At various times, Jews in Muslim lands were able to live in relative peace and thrive culturally and economically. The position of the Jews was never secure, however, and changes in the political or social climate would often lead to persecution, violence and death. Jews were generally viewed with contempt by their Muslim neighbors; peaceful coexistence between the two groups involved the subordination and degradation of the Jews.

The JVL lists examples of violence against Jews over the centuries and to the present day:

The situation of Jews in Arab lands reached a low point in the 19th century. Jews in most of North Africa (including Algeria, Tunisia, Egypt, Libya and Morocco) were forced to live in ghettos. In Morocco, which contained the largest Jewish community in the Islamic Diaspora, Jews were made to walk barefoot or wear shoes of straw when outside the ghetto. Even Muslim children participated in the degradation of Jews, by throwing stones at them or harassing them in other ways. The frequency of anti-Jewish violence increased, and many Jews were executed on charges of apostasy. Ritual murder accusations against the Jews became commonplace in the Ottoman Empire.

This is before a mass exodus of Jews from Arab lands as a result of the violent Arab reaction to the birth of Israel in 1948. If, as Al Aswany suggests, it is possible to distinguish between Jews and Zionism, the reaction of his fellow Arabs who forced their Jewish populations out is concrete evidence that the Arab world was incapable of making such a distinction.
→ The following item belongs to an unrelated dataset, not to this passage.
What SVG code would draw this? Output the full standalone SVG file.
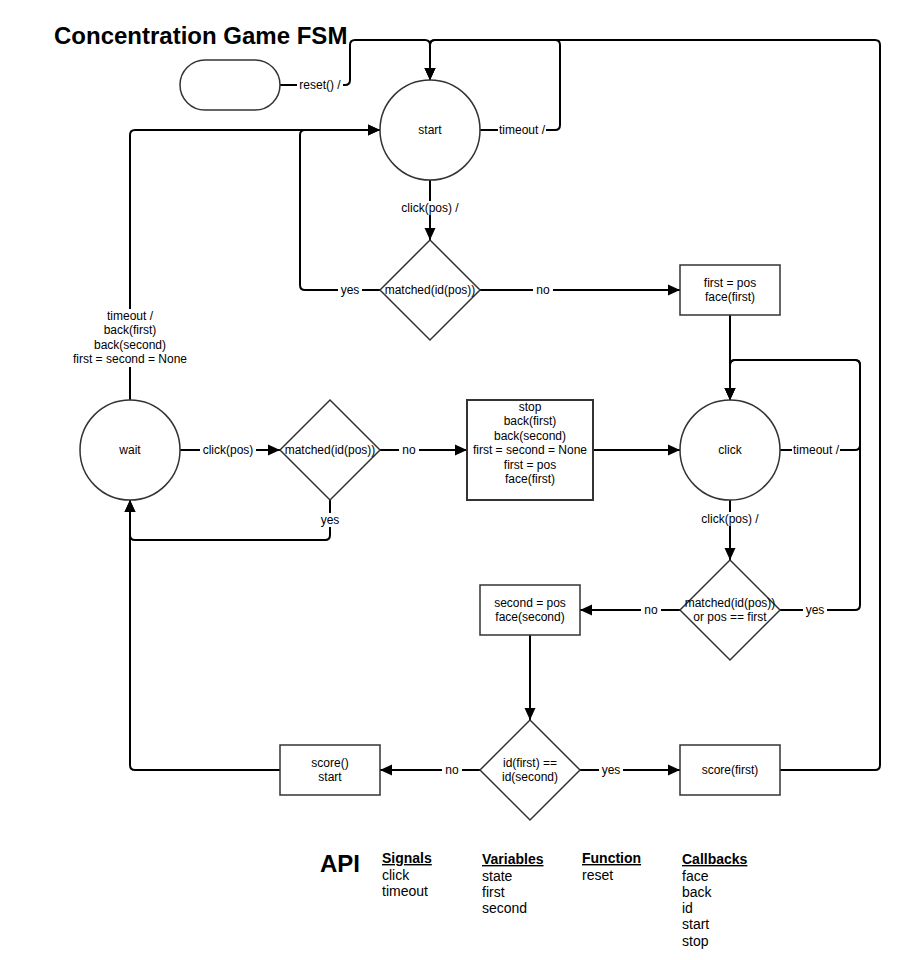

All of the evidence points to Al Aswany’s musings on anti-Semitism to be nonsensical.

3. Support for Boycotting Israel

In October 2010, the NY Times’ own Arts section published the following:

Alaa Al Aswany, the best-selling Arabic-language novelist, has objected to the translation of one of his novels into Hebrew as protest of normalized relations between Israel and Arab nations, Agence France-Presse reported.

Al Aswany told the AFP:

My position has not changed regarding normalisation with Israel. I reject it completely.

***

Referring to Al Aswany’s conspiracy theories, Eric Trager states:

In the United States, this kind of circular, paranoid reasoning is standard fare on fringe blogs. It is not, alternatively, the sort of analysis that lands someone a regular column in one of the nation’s leading papers.
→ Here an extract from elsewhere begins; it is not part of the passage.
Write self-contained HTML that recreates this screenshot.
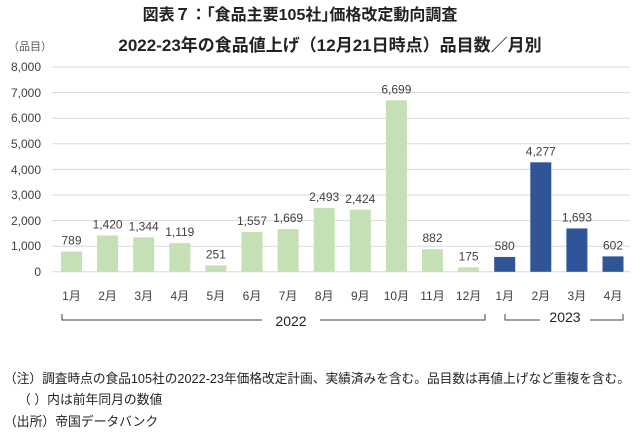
<!DOCTYPE html><html><head><meta charset="utf-8"><style>
body{margin:0;background:#fff;}
text{font-family:"Liberation Sans","Noto Sans CJK JP",sans-serif;}
</style></head><body>
<svg width="640" height="436" xmlns="http://www.w3.org/2000/svg">
<rect width="640" height="436" fill="#fff"/>
<text x="300" y="20" font-size="16" font-weight="bold" text-anchor="middle" fill="#222">図表７：｢食品主要105社｣価格改定動向調査</text>
<text x="330" y="51" font-size="17" font-weight="bold" text-anchor="middle" fill="#222">2022-23年の食品値上げ（12月21日時点）品目数／月別</text>
<text x="8" y="50" font-size="11" fill="#555">（品目）</text>
<g stroke="#d9d9d9" stroke-width="1">
<line x1="52" x2="630" y1="67" y2="67"/><line x1="52" x2="630" y1="92.6" y2="92.6"/><line x1="52" x2="630" y1="118.2" y2="118.2"/><line x1="52" x2="630" y1="143.8" y2="143.8"/><line x1="52" x2="630" y1="169.4" y2="169.4"/><line x1="52" x2="630" y1="195" y2="195"/><line x1="52" x2="630" y1="220.6" y2="220.6"/><line x1="52" x2="630" y1="246.2" y2="246.2"/><line x1="52" x2="630" y1="271.8" y2="271.8"/>
</g>
<g font-size="12" fill="#404040" text-anchor="end">
<text x="41" y="71">8,000</text><text x="41" y="97">7,000</text><text x="41" y="122">6,000</text><text x="41" y="148">5,000</text><text x="41" y="174">4,000</text><text x="41" y="199">3,000</text><text x="41" y="225">2,000</text><text x="41" y="250">1,000</text><text x="41" y="276">0</text>
</g>
<g fill="#c5e0b4">
<rect x="61" y="251.6" width="21" height="20.2"/>
<rect x="97.1" y="235.45" width="21" height="36.35"/>
<rect x="133.2" y="237.39" width="21" height="34.41"/>
<rect x="169.3" y="243.15" width="21" height="28.65"/>
<rect x="205.4" y="265.37" width="21" height="6.43"/>
<rect x="241.5" y="231.94" width="21" height="39.86"/>
<rect x="277.6" y="229.07" width="21" height="42.73"/>
<rect x="313.7" y="207.98" width="21" height="63.82"/>
<rect x="349.8" y="209.75" width="21" height="62.05"/>
<rect x="385.9" y="100.31" width="21" height="171.49"/>
<rect x="422" y="249.22" width="21" height="22.58"/>
<rect x="458.1" y="267.32" width="21" height="4.48"/>
</g>
<g fill="#2f5597">
<rect x="494.2" y="256.95" width="21" height="14.85"/>
<rect x="530.3" y="162.31" width="21" height="109.49"/>
<rect x="566.4" y="228.46" width="21" height="43.34"/>
<rect x="602.5" y="256.39" width="21" height="15.41"/>
</g>
<g font-size="12" fill="#404040" text-anchor="middle">
<text x="71.5" y="244.6">789</text>
<text x="107.6" y="228.5">1,420</text>
<text x="143.7" y="230.4">1,344</text>
<text x="179.8" y="236.2">1,119</text>
<text x="215.9" y="258.4">251</text>
<text x="252" y="224.9">1,557</text>
<text x="288.1" y="222.1">1,669</text>
<text x="324.2" y="201">2,493</text>
<text x="360.3" y="202.8">2,424</text>
<text x="396.4" y="93.3">6,699</text>
<text x="432.5" y="242.2">882</text>
<text x="468.6" y="260.3">175</text>
<text x="504.7" y="250">580</text>
<text x="540.8" y="155.3">4,277</text>
<text x="576.9" y="221.5">1,693</text>
<text x="613" y="249.4">602</text>
</g>
<g font-size="12" fill="#404040" text-anchor="middle">
<text x="71.5" y="300">1月</text><text x="107.6" y="300">2月</text><text x="143.7" y="300">3月</text><text x="179.8" y="300">4月</text><text x="215.9" y="300">5月</text><text x="252" y="300">6月</text><text x="288.1" y="300">7月</text><text x="324.2" y="300">8月</text><text x="360.3" y="300">9月</text><text x="396.4" y="300">10月</text><text x="432.5" y="300">11月</text><text x="468.6" y="300">12月</text><text x="504.7" y="300">1月</text><text x="540.8" y="300">2月</text><text x="576.9" y="300">3月</text><text x="613" y="300">4月</text>
</g>
<g stroke="#404040" stroke-width="1" fill="none">
<polyline points="62,314 62,320 262,320"/><polyline points="320,320 485,320 485,314"/>
<polyline points="505,314 505,320 540,320"/><polyline points="590,320 623,320 623,314"/>
</g>
<text x="291" y="326" font-size="14" fill="#222" text-anchor="middle">2022</text>
<text x="565" y="322" font-size="14" fill="#222" text-anchor="middle">2023</text>
<g font-size="12.8" fill="#222">
<text x="4" y="383" textLength="626" lengthAdjust="spacingAndGlyphs">（注）調査時点の食品105社の2022-23年価格改定計画、実績済みを含む。品目数は再値上げなど重複を含む。</text>
<text x="18" y="404">（ ）内は前年同月の数値</text>
<text x="4" y="426">（出所）帝国データバンク</text>
</g>
</svg>
</body></html>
Indeed, why then has the New York Times decided to honor Alaa Al Aswany with his own column? Are all of the paper’s new international columnists equally extreme?

HonestReporting’s CEO Joe Hyams comments:

The New York Times has, in the past, given a platform to the genocidal extremism of the Hamas leadership. While Alaa Al Aswany may not be a terrorist, it is a disturbing sign of the Times’ direction that someone who espouses such fringe conspiracy theories is granted a paid position and a platform to promote these views. The Times should seriously rethink its position.